Saturday, May 8, 2010
The Texas Civil Rights Project
Late in 2007 when it had become obvious we would not be able to find proper legal representation through normal means, I emailed the highly-regarded Texas Civil Rights Project (TCRP) and asked for their help. I received an emailed response from them telling me they did not accept cases by email, fax, or mail. I was told to call a certain Austin number at a certain time on any Thursday to speak with one of their intake clerks about our case.
The very next Thursday, I did just that. I discussed our case at length with a very nice young man who said he was a law student doing a volunteer internship with TCRP. He seemed sympathetic to our plight and said he would present our case at their weekly intake meeting later that afternoon. I was encouraged by this because he had questioned me extensively and asked all the right things.

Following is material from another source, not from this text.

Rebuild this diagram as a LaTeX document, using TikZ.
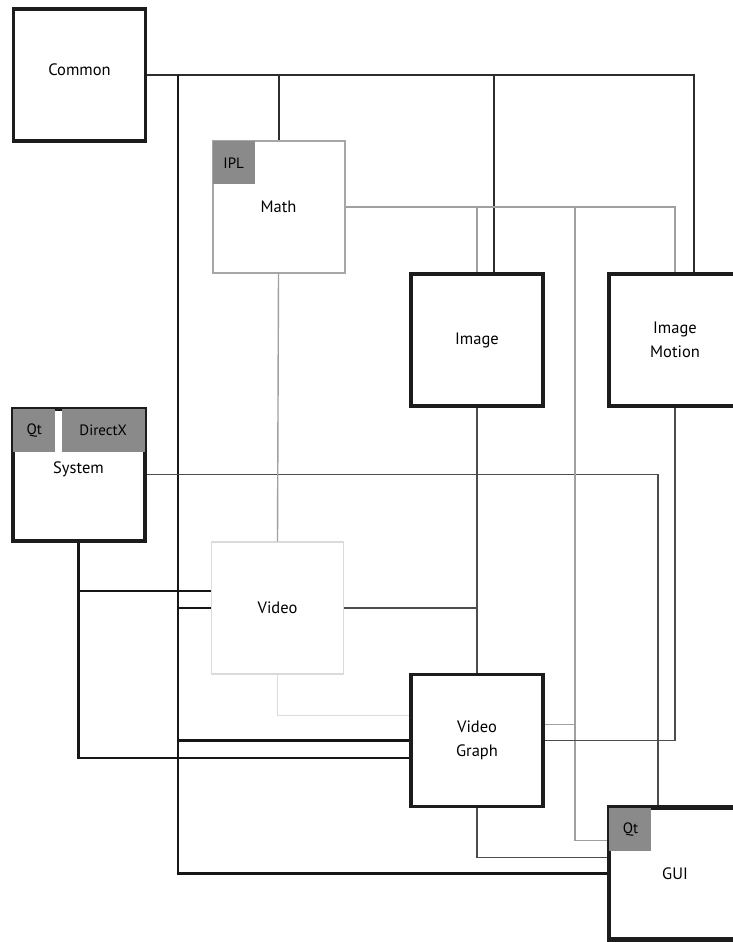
\documentclass[tikz,border=0pt]{standalone}
\usepackage{fontspec}
\setmainfont{PT Sans}
\usetikzlibrary{calc}
\definecolor{BoxInk}{HTML}{1C1C1C}
\definecolor{SoftEdge}{HTML}{A6A6A6}
\definecolor{FaintEdge}{HTML}{DADADA}
\definecolor{TagGray}{HTML}{8A8A8A}
\definecolor{LinkDark}{HTML}{2E2E2E}
\definecolor{LinkHeavy}{HTML}{161616}
\definecolor{LinkMid}{HTML}{4C4C4C}
\definecolor{LinkSoft}{HTML}{A0A0A0}
\definecolor{LinkFaint}{HTML}{DCDCDC}
\tikzset{
  module/.style={draw=BoxInk, line width=3.5pt, fill=white, align=center, minimum width=132pt, minimum height=132pt, inner sep=0pt, font=\fontsize{16.5}{24}\selectfont},
  softmodule/.style={module, draw=SoftEdge, line width=2pt},
  faintmodule/.style={module, draw=FaintEdge, line width=1.5pt},
  libtag/.style={fill=TagGray, anchor=north west, minimum width=42pt, minimum height=43pt, inner sep=0pt, font=\fontsize{15}{18}\selectfont},
  deplink/.style={draw=LinkDark, line width=2pt},
  heavylink/.style={draw=LinkHeavy, line width=2.4pt},
  midlink/.style={draw=LinkMid, line width=1.6pt},
  softlink/.style={draw=LinkSoft, line width=1.4pt},
  faintlink/.style={draw=LinkFaint, line width=1.2pt},
}
\begin{document}
\begin{tikzpicture}[x=1pt, y=-1pt]
  \useasboundingbox (0,0) rectangle (733,942);
  \clip (0,0) rectangle (733,942);

  % modules
  \node[module] (common) at (79.5,75) {Common\\[-14pt]\mbox{}};
  \node[softmodule] (math) at (278.5,207) {Math};
  \node[module] (image) at (477,340) {Image};
  \node[module] (motion) at (675,340) {Image\\Motion};
  \node[module, line width=4pt] (system) at (78.5,474.5) {System\\[-10pt]\mbox{}};
  \node[faintmodule] (video) at (277.5,608) {Video};
  \node[module] (vgraph) at (477,740.5) {Video\\Graph};
  \node[module, line width=4.5pt] (gui) at (675,873.5) {GUI};

  % third party parts
  \node[libtag] (ipl) at ($(math.north west)+(1,1)$) {IPL};
  \node[libtag] (sysqt) at ($(system.north west)+(2.5,2)$) {Qt};
  \node[libtag, minimum width=83pt] (directx) at ($(system.north west)+(51,2)$) {DirectX};
  \node[libtag] (guiqt) at ($(gui.north west)+(2.5,2.5)$) {Qt};

  \coordinate (bus) at (178,75);
  \coordinate (lane) at (575,207);
  \coordinate (vtap) at ($(video.west)+(0,-17)$);
  \coordinate (vgtap) at ($(vgraph.east)+(0,-16)$);

  % Common
  \draw[deplink] (common.east) -| ($(motion.north)+(19,0)$);
  \draw[deplink] (common.east -| math.north) -- (math.north);
  \draw[deplink] ($(common.east -| image.north)+(17,0)$) -- ($(image.north)+(17,0)$);
  \draw[heavylink] (bus) |- (gui.west);
  \draw[heavylink] (bus |- video.west) -- (video.west);
  \draw[heavylink] (bus |- vgraph.west) -- (vgraph.west);

  % System
  \draw[midlink] (system.east) -| ($(gui.north)+(-17,0)$);
  \draw[heavylink] (system.south) |- ($(vgraph.west)+(0,17.5)$);
  \draw[heavylink] (system.south |- vtap) -- (vtap);

  % Math
  \draw[softlink] (math.east) -| (motion.north);
  \draw[softlink] (math.east -| image.north) -- (image.north);
  \draw[softlink] (lane) |- ($(gui.west)+(0,-33)$);
  \draw[softlink] (math.south) -- (video.north);
  \draw[softlink] (vgtap) -- (vgtap -| lane);

  % Image, Video, Video Graph
  \draw[midlink] (image.south) -- (vgraph.north);
  \draw[midlink] (video.east) -- (video.east -| image.south);
  \draw[midlink] (motion.south) |- (vgraph.east);
  \draw[midlink] (vgraph.south) |- ($(gui.west)+(0,-16)$);
  \draw[faintlink] (video.south) |- ($(vgraph.west)+(0,-25)$);
\end{tikzpicture}
\end{document}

It was disappointing then to receive a certified letter back from TCRP saying they couldn't help us. The intake clerk I'd talked to did call me back and suggest I contact two different private lawyers, one of whom was a prominent civil rights attorney at U. of TX. However, the contact information he gave me for both of them was incorrect, the U. of TX lawyer wouldn't return my phone calls or emails, and the second lawyer had apparently left Texas.
I both mailed and emailed a letter back to TCRP documenting my extensive search for proper legal representation and explained the seriousness and urgency of our situation. (A copy of this letter is posted here.) I then received back a short email from the same intake clerk (but sent from a Yahoo address rather than from TCRP) asking me to call him back, which I did. He said he wanted to present our case to the intake committee again but with a different focus, and he asked me some more questions. I offered to fax him documentation, but he said TCRP did not accept faxed material.
Later, he called me back to say our case had been turned down again by TCRP, and he seemed angry and frustrated about this. He gave me the names and contact information of three more prominent Texas law professors at various schools (all private schools this time) and suggested I contact them for help; he also coached me on what to say to them. I emailed all three immediately. One professor said he couldn't help us, one apparently had already blocked my email, and the third never responded to my repeated attempts to contact him. I reported back to the TCRP intake clerk about my lack of success, and he responded that he was talking to the Texas Advocacy Project about finding us legal help and would get back to me--but he never did. [I'll discuss the Texas Advocacy Project at a later date.] He did give me some additional suggestions (shown here), but none of these panned out, either.
After not hearing anything further back from anyone, receiving more communications from Ed Hodges' lawyer that I didn't know how to deal with because the kids and I still had no one to represent or advise us, and having a particularly upsetting day with regard to harassment, I emailed a long letter to TCRP expressing my frustrations and again asking them to help us (copy shown here). There was no response until the following May, when I received a brief email from the intake clerk saying he was no longer volunteering with TCRP.